Banks such as HBOS depended for their survival on their ability to borrow billions on the short term finance markets to finance their mortgage trade. If they were denied those funds the bank would collapse. This happened in the period 2008 to 2009. The housing bubble burst and banks were suddenly unwilling to lend to each other, as they did not know which banks were financially viable. In the event no British bank was viable, but none were so indebted as HBOS. The rest of the story is well known, the government rescued the banks by giving them billions to keep them viable.
For the millions already impoverished by the banks playing the housing market it was a double whammy. Now not only did the ‘excluded’ have to pay exorbitant private high rents but they were further impoverished by the government’s austerity programme that reduced their incomes.

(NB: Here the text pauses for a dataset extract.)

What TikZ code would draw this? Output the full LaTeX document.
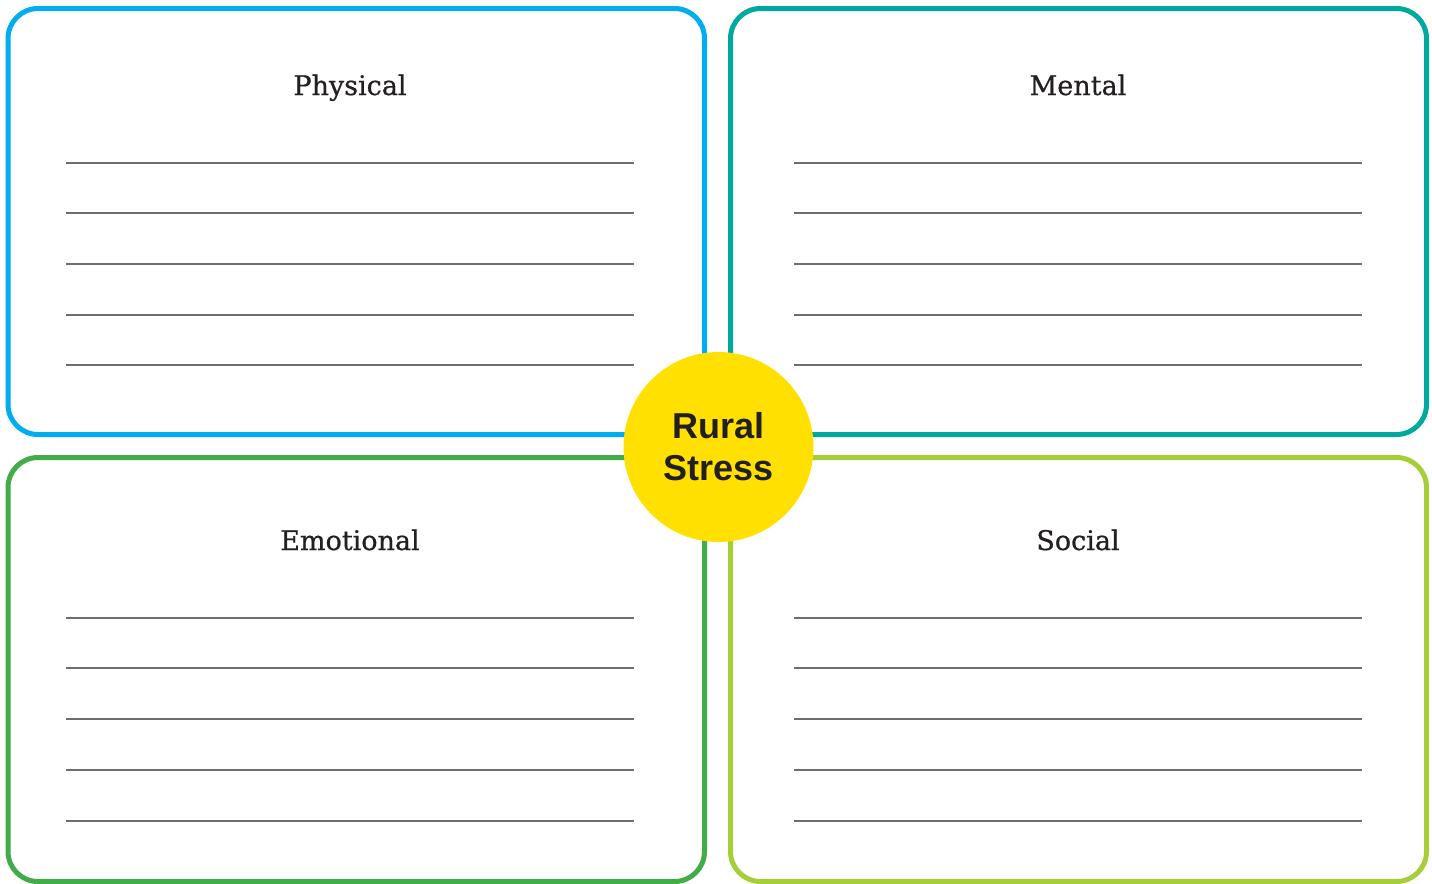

Having a nominally Social Democratic Party in power made no difference as Neo-Liberalism was so firmly entrenched as the governing political philosophy. Any action to regulate the banks to put them on a sound financial footing was deemed much worse than almost bankrupting the nation to bail them out. Without any justification the latter was deemed the better option as the default assumption is that the government is incompetent in economic matters and management of them such be best left to those ‘who know’, the bankers. It was no surprise when Gordon Brown appointed a banker, Lord Myner to clear up the mess left by other bankers.
Given that the financial sector seems to have effectively bought up Parliament; E.P. Thompson’s words are very prescient. He thought contemporary politicians are as corrupt and self interested as those of the eighteenth century. Parliament then was was part of the ‘old corruption’ in which the landed interest purchased control of government and he thought current parliaments should be viewed as part of the ‘new corruption’, as control of Parliament has been purchased by the financial interest, ‘the City of London’.
Unlike the majority of my fellow economists I believe than the solutions to economic problems lies with politics not economics. What is needed is political reform that removes the hands of ‘the City of London’ from around the throat of government.